Raül Romeva publicará este septiembre su tercer libro en su tercer año de cautiverio. Un libro que lleva su huella, del principio hasta el final con un sello distintivo: hambre de justicia y sed de libertad. Romeva evalúa el presente, mira al futuro y rehuye el rencor y los personalismos. Si hay algo que sobra —la autoimposición de medallas cotiza al alza— ya no es tanto vivir en el pasado y querer patrimonializar una gesta colectiva, sino vivirlo mezquinamente, reinterpretando el pasado como un héroe aislado. Romeva, por el contrario, ni acapara éxitos ni centrifuga responsabilidades.

Hace exactamente lo contrario. Su Esperança i llibertat ya era toda una declaración de intenciones, evitando a toda costa conjugar la primera persona. Pero como él no lo dice, y como la humildad cotiza a la baja, es justo que otros le reconozcan los méritos en tiempos de vanidades apostólicas. Romeva ha sobresalido cuando más prudencia y determinación hacía falta, en situaciones clave. Cuando el viento soplaba de cara. Navegar con el viento a favor siempre es más fácil. Así fue después de la declaración de independencia, cuando las horas y los días que siguieron aquel 27 de octubre, sin rumbo, parecieron más una estampida que un retroceso ordenado. Ni siquiera ninguna bandera fue arriada.

Primero, acompañando al conjunto de personas que se instalaron cerca de Perpinyà. Y en medio de la confusión (y algún histerismo), Romeva mantuvo el tono, con una actitud digna de elogio. Cuando fue la hora de pactar la reanudación de la iniciativa política en el Empordà, Romeva lo recibió con coraje. Cuando se disponía a entrar por la puerta de Palau, aquel 30 de octubre, y supo que el president se había largado la noche anterior, también mantuvo la serenidad y se ahorró cualquier reproche.

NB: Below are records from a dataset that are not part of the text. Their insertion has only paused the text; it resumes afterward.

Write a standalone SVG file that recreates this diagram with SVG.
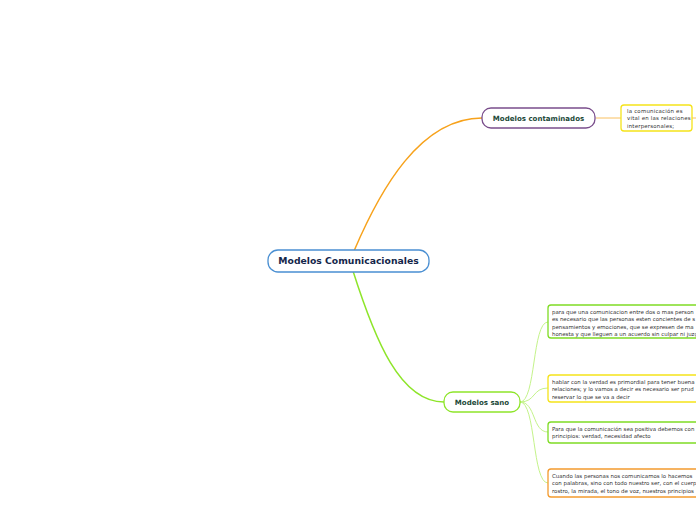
<svg xmlns="http://www.w3.org/2000/svg" width="696" height="520" viewBox="0 0 696 520">
<style>
.node{fill:#fff;stroke-width:1.3}
.main{font-family:"DejaVu Sans",sans-serif;font-weight:bold;font-size:9.25px;fill:#14264a}
.sub{font-family:"DejaVu Sans",sans-serif;font-weight:bold;font-size:7.05px;fill:#1d4a3a}
.sm{font-family:"DejaVu Sans",sans-serif;font-size:5.45px;fill:#333}
.wide{letter-spacing:0.2px}
.c{fill:none}
</style>
<rect width="696" height="520" fill="#fff"/>
<g id="connectors">
<path class="c" d="M354,251 C380,190 420,118 482,118" stroke="#f7a21b" stroke-width="1.5"/>
<path class="c" d="M596,118 L621,118" stroke="#f9c060" stroke-width="1"/>
<path class="c" d="M692,118 L696,118" stroke="#f9c060" stroke-width="1"/>
<path class="c" d="M353,271 C375,340 400,402 444,402" stroke="#8ee52a" stroke-width="1.5"/>
<path class="c" d="M520,402 C536,402 532,322 548,322" stroke="#c4f38a" stroke-width="1"/>
<path class="c" d="M520,402 C536,402 532,388 548,388" stroke="#c4f38a" stroke-width="1"/>
<path class="c" d="M520,402 C536,402 532,432 548,432" stroke="#c4f38a" stroke-width="1"/>
<path class="c" d="M520,402 C536,402 532,483 548,483" stroke="#c4f38a" stroke-width="1"/>
</g>
<g id="center">
<rect class="node" x="268" y="250" width="161" height="22" rx="10" stroke="#4a8fd2"/>
<text class="main" x="348.5" y="264.3" text-anchor="middle">Modelos Comunicacionales</text>
</g>
<g id="contaminados">
<rect class="node" x="482" y="108" width="113" height="20" rx="9" stroke="#7a4e8c"/>
<text class="sub" x="538.5" y="120.7" text-anchor="middle">Modelos contaminados</text>
</g>
<g id="cont-child">
<rect class="node" x="621" y="105" width="71" height="26" rx="3" stroke="#f5e31a"/>
<text class="sm wide" x="627" y="113">la comunicación es</text>
<text class="sm wide" x="627" y="120.3">vital en las relaciones</text>
<text class="sm wide" x="627" y="127.6">interpersonales;</text>
</g>
<g id="sano">
<rect class="node" x="444" y="392" width="76" height="20" rx="9" stroke="#8ee52a"/>
<text class="sub" x="482" y="404.7" text-anchor="middle">Modelos sano</text>
</g>
<g id="sano-1">
<rect class="node" x="548" y="305" width="152" height="33" rx="3" stroke="#7fdc24"/>
<text class="sm" x="552" y="314">para que una comunicacion entre dos o mas person</text>
<text class="sm" x="552" y="321.3">es necesario que las personas esten concientes de s</text>
<text class="sm" x="552" y="328.6">pensamientos y emociones, que se expresen de ma</text>
<text class="sm" x="552" y="335.9">honesta y que lleguen a un acuerdo sin culpar ni juzg</text>
</g>
<g id="sano-2">
<rect class="node" x="548" y="375" width="152" height="27" rx="3" stroke="#f5e31a"/>
<text class="sm" x="552" y="384">hablar con la verdad es primordial para tener buena</text>
<text class="sm" x="552" y="391.3">relaciones; y lo vamos a decir es necesario ser prud</text>
<text class="sm" x="552" y="398.6">reservar lo que se va a decir</text>
</g>
<g id="sano-3">
<rect class="node" x="548" y="422" width="152" height="21" rx="3" stroke="#7fdc24"/>
<text class="sm" x="552" y="431">Para que la comunicación sea positiva debemos con</text>
<text class="sm" x="552" y="438.3">principios: verdad, necesidad  afecto</text>
</g>
<g id="sano-4">
<rect class="node" x="548" y="469" width="152" height="28" rx="3" stroke="#f39a2e"/>
<text class="sm" x="552" y="478">Cuando las personas nos comunicamos lo hacemos</text>
<text class="sm" x="552" y="485.3">con palabras, sino con todo nuestro ser, con el cuerp</text>
<text class="sm" x="552" y="492.6">rostro, la mirada, el tono de voz, nuestros principios</text>
</g>
</svg>
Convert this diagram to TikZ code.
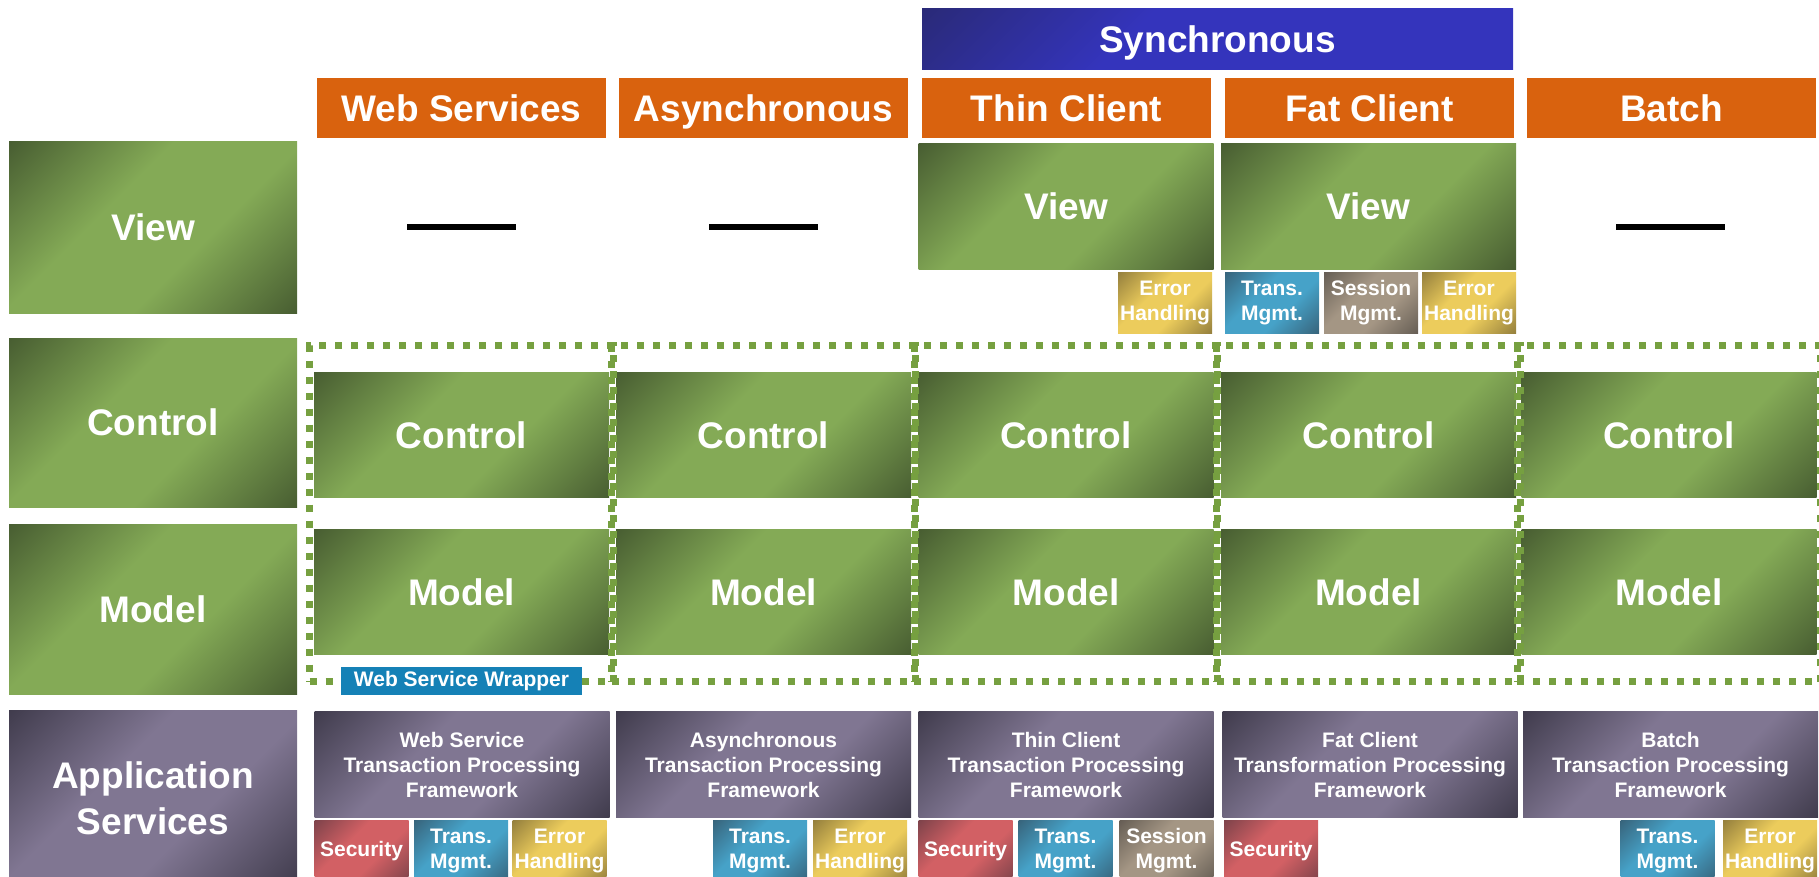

Romeva ejemplariza como nadie la síntesis del valor, la fuerza y la sensatez. Nunca habla más de la cuenta, ni pierde la fuerza por la boca, ni recurre a consignas vacías o estériles

Cuando los consellers que se habían quedado en Catalunya pactaron reanudar el rumbo actuando como Govern, con el estado mayor intentando retomar la unidad estratégica, Romeva verbalizó serenamente que si el precio era la prisión, él lo asumía. Y adelante con lo que fuera.

Cuando se planteó la investidura de Jordi Turull, los abogados advirtieron de que aquella decisión precipitaría una nueva orden de prisión. Romeva, en libertad condicional, no vaciló ni un momento y asumió con seguridad que iría a la prisión para hacer a Turull president.

En las prisiones, se ha distinguido por la capacidad de adaptación y de tejer complicidades con los internos, con los presos comunes. Y como Forcadell o Bassa, ha sido ejemplar adaptándose a las circunstancias y al nuevo entorno, ayudando a los otros presos.

Romeva ejemplariza como nadie la síntesis del valor, la fuerza y la sensatez. Nunca habla más de la cuenta, ni pierde la fuerza por la boca, ni recurre a consignas vacías o estériles, ni ha hecho nunca ningún reproche a un compañero de viaje. No ha confundido nunca al adversario y ha aguantado estoicamente las embestidas del enemigo y las recurrentes astracanadas de las filas más encendidas.

Ahora ha ganado un premio de ensayo por Ubuntu, que es un magisterio sobre cómo afrontar el futuro político del país, sobre cómo relacionarse con propios y extraños. Quizás no es un libro fácil y obviamente ofrece respuestas complejas. Pero siempre didácticas y claras, sin vender motos, mientras hace un ejercicio de realismo sobre la diversidad del país y de cómo transformarla en positivo ante el reto inmenso de sumar una mayoría social y política. Siempre preciso, académico, optimista y riguroso. Una combinación poco habitual. En su día ya advirtió de que los reconocimientos internacionales estaban verdes, pero que si, aun así, la decisión era salir adelante, él estaría ahí.

Y sigue estando, con la esperanza intacta y un compromiso contagioso.